++++ SUPPLIED RECORDS ++++

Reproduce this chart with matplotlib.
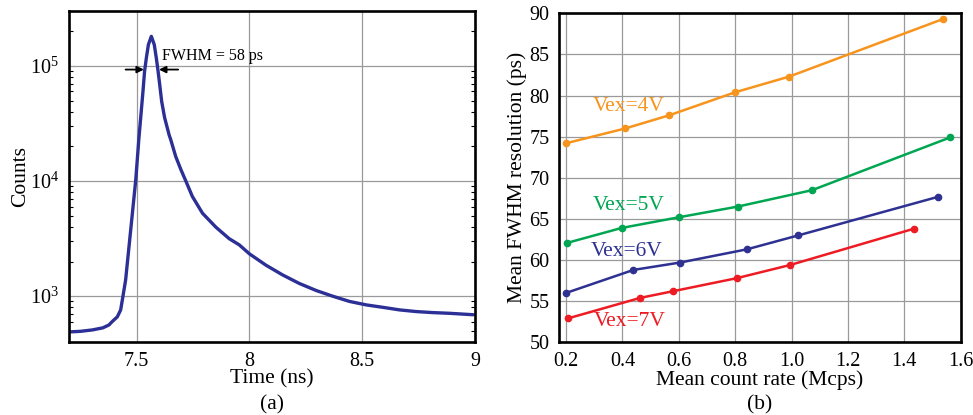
import matplotlib
matplotlib.use("Agg")
import matplotlib.pyplot as plt
from matplotlib.ticker import LogLocator, NullFormatter, FixedLocator

plt.rcParams['font.family'] = ['Liberation Serif', 'DejaVu Serif']
plt.rcParams['mathtext.fontset'] = 'custom'
plt.rcParams['mathtext.rm'] = 'Liberation Serif'
plt.rcParams['mathtext.it'] = 'Liberation Serif:italic'

# (a) timing histogram
time_ns = [7.207, 7.250, 7.303, 7.350, 7.377, 7.392, 7.414, 7.429, 7.439, 7.451,
           7.466, 7.481, 7.496, 7.510, 7.519, 7.528, 7.535, 7.543, 7.552, 7.565,
           7.578, 7.587, 7.595, 7.602, 7.611, 7.624, 7.644, 7.651, 7.673, 7.696,
           7.718, 7.747, 7.792, 7.851, 7.910, 7.955, 7.999, 8.073, 8.147, 8.221,
           8.296, 8.369, 8.444, 8.518, 8.592, 8.666, 8.740, 8.814, 8.888, 8.992]
counts = [490, 495, 509, 531, 562, 603, 661, 759, 993, 1380,
          2690, 5250, 10260, 23660, 37670, 60260, 89740, 117500, 153100, 180700,
          153100, 117500, 89740, 69180, 48980, 35480, 25120, 22910, 16370, 12590,
          10000, 7345, 5250, 3980, 3160, 2790, 2340, 1860, 1530, 1290,
          1120, 1000, 900, 840, 800, 760, 735, 720, 710, 690]

# (b) timing resolution vs count rate
rate_4v = [0.200, 0.410, 0.566, 0.800, 0.991, 1.537]
fwhm_4v = [74.2, 76.0, 77.6, 80.4, 82.3, 89.3]
rate_5v = [0.205, 0.397, 0.600, 0.809, 1.073, 1.562]
fwhm_5v = [62.1, 63.9, 65.2, 66.5, 68.5, 74.9]
rate_6v = [0.200, 0.439, 0.605, 0.841, 1.024, 1.521]
fwhm_6v = [56.0, 58.8, 59.7, 61.3, 63.0, 67.7]
rate_7v = [0.206, 0.463, 0.578, 0.806, 0.995, 1.433]
fwhm_7v = [52.9, 55.4, 56.2, 57.8, 59.4, 63.8]

series = [
    (rate_4v, fwhm_4v, '#f7941d', 'Vex=4V', 0.421, 78.65),
    (rate_5v, fwhm_5v, '#00a651', 'Vex=5V', 0.421, 66.6),
    (rate_6v, fwhm_6v, '#2e3192', 'Vex=6V', 0.416, 61.0),
    (rate_7v, fwhm_7v, '#ed1c24', 'Vex=7V', 0.427, 52.5),
]

W, H = 973, 415
fig = plt.figure(figsize=(W / 100, H / 100), dpi=100)

def box(x0, y0, x1, y1):
    return [x0 / W, 1 - y1 / H, (x1 - x0) / W, (y1 - y0) / H]

grid_kw = dict(color='#9a9a9a', linewidth=0.9)
tick_fs = 14.5
label_fs = 15.5

# ---- panel (a)
ax1 = fig.add_axes(box(69, 11, 475, 342))
ax1.plot(time_ns, counts, color='#2b2f96', linewidth=2.4,
         solid_joinstyle='round', solid_capstyle='round')
ax1.set_yscale('log')
ax1.set_xlim(7.2, 9.0)
ax1.set_ylim(400, 3.0e5)
ax1.set_xticks([7.5, 8, 8.5, 9])
ax1.set_xticklabels(['7.5', '8', '8.5', '9'])
ax1.yaxis.set_major_locator(FixedLocator([1e3, 1e4, 1e5]))
ax1.set_yticklabels([r'$10^3$', r'$10^4$', r'$10^5$'])
ax1.yaxis.set_minor_locator(LogLocator(base=10, subs=range(2, 10)))
ax1.yaxis.set_minor_formatter(NullFormatter())
ax1.grid(True, which='major', **grid_kw)
ax1.tick_params(axis='both', which='major', length=0, labelsize=tick_fs, pad=7)
ax1.tick_params(axis='y', which='minor', direction='in', length=3, width=0.8,
                left=True, right=True)
ax1.set_xlabel('Time (ns)', fontsize=label_fs)
ax1.set_ylabel('Counts', fontsize=label_fs)
ax1.xaxis.set_label_coords(0.5, -0.112)
ax1.xaxis.label.set_va('center')
ax1.yaxis.set_label_coords(-0.12, 0.5)
ax1.yaxis.label.set_va('center')

arrow_kw = dict(arrowstyle='-|>', color='black', lw=1.3, mutation_scale=10,
                shrinkA=0, shrinkB=0)
ax1.annotate('', xy=(7.532, 9.3e4), xytext=(7.451, 9.3e4), arrowprops=arrow_kw)
ax1.annotate('', xy=(7.599, 9.3e4), xytext=(7.684, 9.3e4), arrowprops=arrow_kw)
ax1.text(7.614, 1.21e5, 'FWHM = 58 ps', fontsize=11.5, va='center', ha='left')

# ---- panel (b)
ax2 = fig.add_axes(box(559.3, 13.3, 960.7, 342.3))
for x, y, c, name, lx, ly in series:
    ax2.plot(x, y, color=c, linewidth=1.8, marker='o', markersize=4.5)
    ax2.text(lx, ly, name, color=c, fontsize=15.5, ha='center', va='center')
ax2.set_xlim(0.176, 1.6)
ax2.set_ylim(50, 90)
ax2.set_xticks([0.2, 0.4, 0.6, 0.8, 1.0, 1.2, 1.4, 1.6])
ax2.set_xticklabels(['0.2', '0.4', '0.6', '0.8', '1.0', '1.2', '1.4', '1.6'])
ax2.set_yticks(range(50, 91, 5))
ax2.grid(True, **grid_kw)
ax2.tick_params(axis='both', which='major', length=0, labelsize=tick_fs, pad=7)
ax2.set_xlabel('Mean count rate (Mcps)', fontsize=label_fs)
ax2.set_ylabel('Mean FWHM resolution (ps)', fontsize=label_fs)
ax2.xaxis.set_label_coords(0.5, -0.114)
ax2.xaxis.label.set_va('center')
ax2.yaxis.set_label_coords(-0.106, 0.5)
ax2.yaxis.label.set_va('center')

for ax in (ax1, ax2):
    for s in ax.spines.values():
        s.set_linewidth(1.9)
        s.set_zorder(5)

fig.text(272 / W, 1 - 405 / H, '(a)', fontsize=label_fs, ha='center', va='center')
fig.text(760 / W, 1 - 405 / H, '(b)', fontsize=label_fs, ha='center', va='center')

fig.savefig('out.png', dpi=100)
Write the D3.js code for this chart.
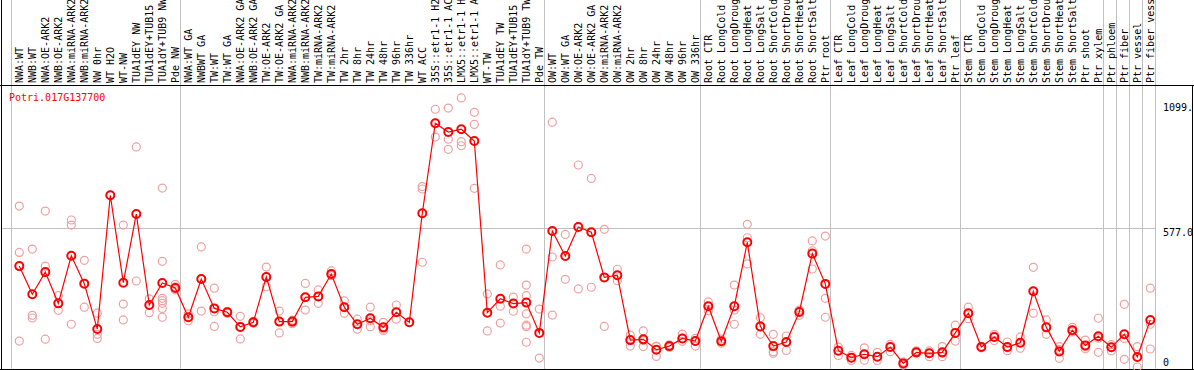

++++

## GOAL
Reproduce the data above word for word from its first line through the line that holds "fwhm_7v = [52.9, 55.4, 56.2, 57.8, 59.4, 63.8]", both ends included; skip pictures.

## EXERCISE ANSWER
Reproduce this chart with matplotlib.
import matplotlib
matplotlib.use("Agg")
import matplotlib.pyplot as plt
from matplotlib.ticker import LogLocator, NullFormatter, FixedLocator

plt.rcParams['font.family'] = ['Liberation Serif', 'DejaVu Serif']
plt.rcParams['mathtext.fontset'] = 'custom'
plt.rcParams['mathtext.rm'] = 'Liberation Serif'
plt.rcParams['mathtext.it'] = 'Liberation Serif:italic'

# (a) timing histogram
time_ns = [7.207, 7.250, 7.303, 7.350, 7.377, 7.392, 7.414, 7.429, 7.439, 7.451,
           7.466, 7.481, 7.496, 7.510, 7.519, 7.528, 7.535, 7.543, 7.552, 7.565,
           7.578, 7.587, 7.595, 7.602, 7.611, 7.624, 7.644, 7.651, 7.673, 7.696,
           7.718, 7.747, 7.792, 7.851, 7.910, 7.955, 7.999, 8.073, 8.147, 8.221,
           8.296, 8.369, 8.444, 8.518, 8.592, 8.666, 8.740, 8.814, 8.888, 8.992]
counts = [490, 495, 509, 531, 562, 603, 661, 759, 993, 1380,
          2690, 5250, 10260, 23660, 37670, 60260, 89740, 117500, 153100, 180700,
          153100, 117500, 89740, 69180, 48980, 35480, 25120, 22910, 16370, 12590,
          10000, 7345, 5250, 3980, 3160, 2790, 2340, 1860, 1530, 1290,
          1120, 1000, 900, 840, 800, 760, 735, 720, 710, 690]

# (b) timing resolution vs count rate
rate_4v = [0.200, 0.410, 0.566, 0.800, 0.991, 1.537]
fwhm_4v = [74.2, 76.0, 77.6, 80.4, 82.3, 89.3]
rate_5v = [0.205, 0.397, 0.600, 0.809, 1.073, 1.562]
fwhm_5v = [62.1, 63.9, 65.2, 66.5, 68.5, 74.9]
rate_6v = [0.200, 0.439, 0.605, 0.841, 1.024, 1.521]
fwhm_6v = [56.0, 58.8, 59.7, 61.3, 63.0, 67.7]
rate_7v = [0.206, 0.463, 0.578, 0.806, 0.995, 1.433]
fwhm_7v = [52.9, 55.4, 56.2, 57.8, 59.4, 63.8]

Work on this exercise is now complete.